うん、こいつはおもしろい――おれは思った。やっぱり会社をサボったりしちゃいけないね。人間、マジメに働いてると、たまにおもしろい仕事があるね。

純一はドアを開けた。若い女が立っていた。

「まあ、凄い汗。大丈夫なの?」

「だ、大丈夫……じゃあないかな。熱が……」

「病院へ行くんだったら送ろうか。あたし、クルマで来てるから」

と彼女は言う。『妻は不在』と思い込んで口の利き方が変わったようだ。

「え、あ、うん。ちょっと待って」

純一は言ってこちらにやって来た。おれ達が隠れている戸の前で止まり、変な声の張り上げ方で、

「そういうことなら、送ってもらおうかなあ」

と言った。

おれは急いで、タクティカル・ベストのポーチからメモ帳とペンを取り出した。

《でてったら逃走とみなしてたいほする》

と、ひらがなばかりの文に〈逃走〉の二文字だけ漢字で殴り書きつけて、戸の隙間に差し入れる。

三秒ほどして純一の声が聞こえてきた。

「いやあ、やっぱり、病院へ行くほどのことはないかもしれない……」

おれと零子と順子の方が、笑いをこらえておたふく風邪みたいな顔だ。

「えっ、大丈夫なの?」

「ウン大丈夫。

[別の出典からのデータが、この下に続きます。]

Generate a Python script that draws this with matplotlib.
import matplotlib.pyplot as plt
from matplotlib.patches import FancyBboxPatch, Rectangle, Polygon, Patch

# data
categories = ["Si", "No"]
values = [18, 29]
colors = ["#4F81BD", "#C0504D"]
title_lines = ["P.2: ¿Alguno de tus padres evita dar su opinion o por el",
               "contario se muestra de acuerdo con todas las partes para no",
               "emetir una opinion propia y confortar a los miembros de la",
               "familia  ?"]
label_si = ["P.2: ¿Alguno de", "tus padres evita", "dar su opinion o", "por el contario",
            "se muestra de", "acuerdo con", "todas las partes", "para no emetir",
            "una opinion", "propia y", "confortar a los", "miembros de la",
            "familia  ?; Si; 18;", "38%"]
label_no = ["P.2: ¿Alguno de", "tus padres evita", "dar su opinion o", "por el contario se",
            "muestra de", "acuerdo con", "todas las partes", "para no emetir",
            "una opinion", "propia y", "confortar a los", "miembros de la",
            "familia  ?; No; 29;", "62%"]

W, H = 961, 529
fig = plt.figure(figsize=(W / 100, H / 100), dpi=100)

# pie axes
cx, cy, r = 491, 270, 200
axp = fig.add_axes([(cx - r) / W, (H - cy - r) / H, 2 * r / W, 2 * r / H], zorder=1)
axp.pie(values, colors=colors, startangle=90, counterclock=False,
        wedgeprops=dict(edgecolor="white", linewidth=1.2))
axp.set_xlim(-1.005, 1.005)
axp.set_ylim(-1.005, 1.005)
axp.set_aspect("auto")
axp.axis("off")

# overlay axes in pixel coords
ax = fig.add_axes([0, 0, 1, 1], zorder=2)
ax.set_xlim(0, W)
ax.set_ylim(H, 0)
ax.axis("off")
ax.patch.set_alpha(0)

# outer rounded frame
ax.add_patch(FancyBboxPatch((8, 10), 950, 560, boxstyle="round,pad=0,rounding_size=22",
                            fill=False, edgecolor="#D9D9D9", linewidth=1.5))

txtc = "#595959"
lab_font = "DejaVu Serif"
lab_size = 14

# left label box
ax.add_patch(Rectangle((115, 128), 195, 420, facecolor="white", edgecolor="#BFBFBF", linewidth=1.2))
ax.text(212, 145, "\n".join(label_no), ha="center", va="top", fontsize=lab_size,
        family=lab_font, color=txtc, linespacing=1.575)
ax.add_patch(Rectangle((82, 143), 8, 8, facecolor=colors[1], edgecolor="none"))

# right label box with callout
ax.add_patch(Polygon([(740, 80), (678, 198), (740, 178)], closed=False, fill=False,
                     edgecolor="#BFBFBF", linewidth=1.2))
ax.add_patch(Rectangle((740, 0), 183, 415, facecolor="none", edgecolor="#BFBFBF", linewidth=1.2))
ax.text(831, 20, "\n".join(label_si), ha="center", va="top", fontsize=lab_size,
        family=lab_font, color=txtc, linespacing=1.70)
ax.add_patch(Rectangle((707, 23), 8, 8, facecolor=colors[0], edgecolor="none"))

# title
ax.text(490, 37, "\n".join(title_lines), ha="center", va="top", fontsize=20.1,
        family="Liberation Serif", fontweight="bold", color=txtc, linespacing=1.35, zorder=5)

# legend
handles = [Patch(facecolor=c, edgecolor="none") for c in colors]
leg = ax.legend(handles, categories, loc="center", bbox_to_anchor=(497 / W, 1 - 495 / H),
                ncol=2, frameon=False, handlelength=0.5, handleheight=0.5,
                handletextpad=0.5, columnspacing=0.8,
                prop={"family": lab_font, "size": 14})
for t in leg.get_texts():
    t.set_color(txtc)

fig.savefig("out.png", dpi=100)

寝てれば元気になると思うな。それより君の方こそどうなの。こんなとこにいて大丈夫なの?」

「ええ、あたしは他の用事の帰りだから。午後までに戻ればいいことになってるの」

おれは腕時計を見た。『午後』というのは、昼休み後の午後一時頃って意味だろう。あと二時間近くもあることになる。

「そんなわけでここに寄ってみたんだけど」

「それはどうもありがとう。心配かけて悪かったね。それじゃ、ぼくは大丈夫だから、この辺で……」

「どうしたの? ほんとになんか凄い汗が出てるけど。やっぱりだいぶ悪いんじゃないの?」

「う、うん。そうだな。寝てなきゃダメかな。それじゃあどうも……」

「やっぱり病院行った方が」

「いやいやそこまでのことはない」

おれと零子と順子とは、声を出さずに笑うのがもう大変でたまらなかった。三人でパントマイムを踊り出す。

「とにかくちょっと入れて」

とうとうイケダなんとかは、中に上がり込んでしまった。

おれ達三人が隠れてるのがこの家の居間で、もうひとつの部屋が寝室。彼女は純一を引きずるように寝室の方に入っていく。

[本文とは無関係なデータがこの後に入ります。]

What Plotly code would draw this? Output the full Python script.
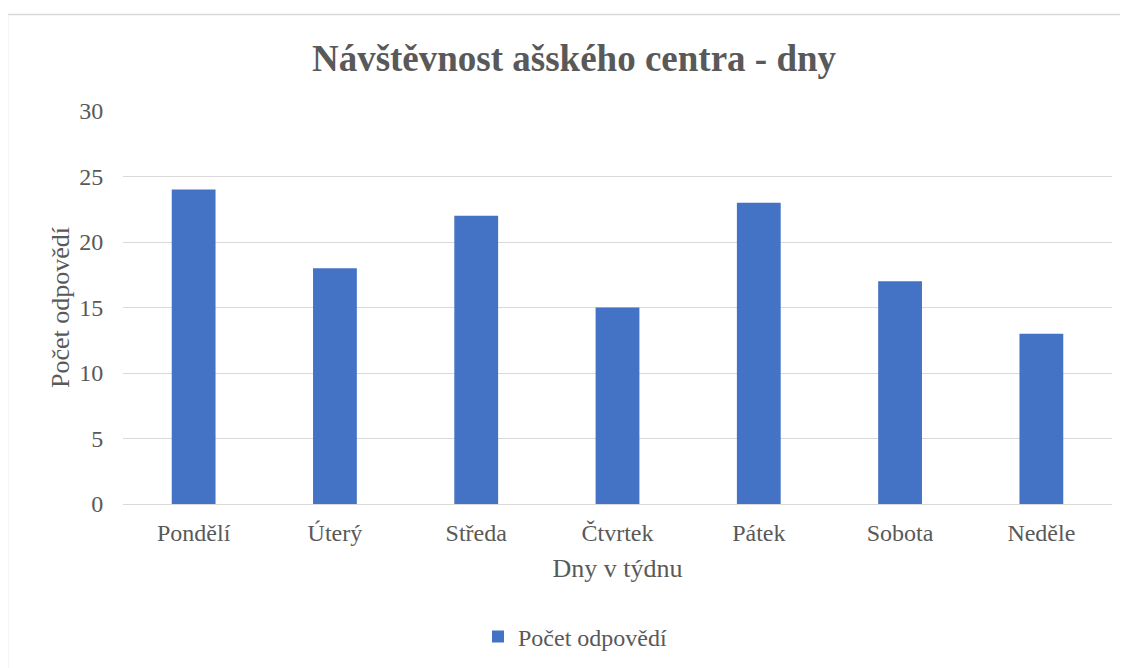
import plotly.graph_objects as go

categories = ["Pondělí", "Úterý", "Středa", "Čtvrtek", "Pátek", "Sobota", "Neděle"]
values = [24, 18, 22, 15, 23, 17, 13]
y_ticks = [0, 5, 10, 15, 20, 25, 30]

FONT = "Liberation Serif, Times New Roman, serif"
GREY = "#595959"
OFF = 8  # page body margin offset

fig = go.Figure()
fig.add_trace(go.Bar(
    x=categories, y=values, name="Počet odpovědí",
    marker=dict(color="#4472C4", line=dict(width=0)),
    width=0.31,
))

W, H = 1128, 668
L, T = 123 - OFF, 111 - OFF
R = W - (1112 - OFF)
B = H - (504 - OFF)
pw, ph = W - L - R, H - T - B


def px_x(sx):
    return (sx - OFF - L) / pw


def px_y(sy):
    return (H - B - (sy - OFF)) / ph


fig.update_layout(
    width=W, height=H,
    margin=dict(l=L, r=R, t=T, b=B),
    paper_bgcolor="white", plot_bgcolor="white",
    font=dict(family=FONT, color=GREY, size=24),
    title=dict(text="<b>Návštěvnost ašského centra - dny</b>",
               x=(574 - OFF) / W, xref="container", xanchor="center",
               y=1 - (58 - OFF) / H, yref="container", yanchor="middle",
               font=dict(family=FONT, size=37, color=GREY)),
    showlegend=True,
    legend=dict(orientation="h", x=px_x(478), xanchor="left",
                y=px_y(637), yanchor="middle",
                font=dict(family=FONT, size=24, color=GREY),
                itemwidth=30),
)
fig.update_xaxes(
    showgrid=False, showline=False, zeroline=False,
    tickfont=dict(family=FONT, size=24, color=GREY),
    ticks="outside", ticklen=7, tickcolor="rgba(0,0,0,0)",
    title=dict(text="Dny v týdnu", font=dict(family=FONT, size=26, color=GREY), standoff=14),
)
fig.update_yaxes(
    range=[0, 30], tickvals=y_ticks, showgrid=True, gridcolor="#d9d9d9", gridwidth=1.3,
    zeroline=True, zerolinecolor="#d9d9d9", zerolinewidth=1.3, showline=False,
    tickfont=dict(family=FONT, size=24, color=GREY),
    ticks="outside", ticklen=14, tickcolor="rgba(0,0,0,0)",
    title=dict(text="Počet odpovědí", font=dict(family=FONT, size=26, color=GREY), standoff=2),
)
# outer chart border
fig.add_shape(type="rect", xref="paper", yref="paper",
              x0=px_x(7.5), x1=px_x(1160),
              y0=px_y(720), y1=px_y(14.5),
              line=dict(color="#d9d9d9", width=1.5), fillcolor="rgba(0,0,0,0)", layer="below")

fig.write_html("out.html")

それに対して純一が何か話しているのだけれど聞こえない。いや、聞こえはするのだが、低い声でボソボソとひそめた口調で聞き取れないのだ。

しかし彼女は大声で、『なんでそんな声出すの?』

『え? いやその』と純一。『まずいじゃないか。こんなところを人に知られたら、どんな誤解を受けることに……』

『何を今更』

『いやあその、誤解がね、誤解、ゴカイ、ゴカーイ』

零子が何か取り出した。警察用携帯電話だ。タッチパネルをちょいちょい押しておれと順子に見せてきた。

ディスプレイに《録音中》の赤い文字が表示され、タイムカウントされている。

『ねえ、どうしたの?』と彼女の声。『それより、あのさ。頼まれていたお金のことなんだけど』

『わーっ!』と純一。もはや悲鳴だった。『その話は今日はよそう! いいから、ウン、ぼくは大丈夫だから。その話はまた今度……』

『え? だけど、持ってきたのよ。これがなけりゃ困るんでしょ』

『ははは。なーんのことかなあ。お金なんか頼んだっけ?』

『ちょっと、どうしたのよ』

『カネなんか頼んだ覚えはない! ぼくは知らないぞ。君はどうかしてるんじゃないか?』

『何言ってんのよ。あれほど――』

『知らん! ぼくは何も知らんぞ。ホントだ!』

順子を見ると笑いをこらえて餅が喉につかえたような顔をしている。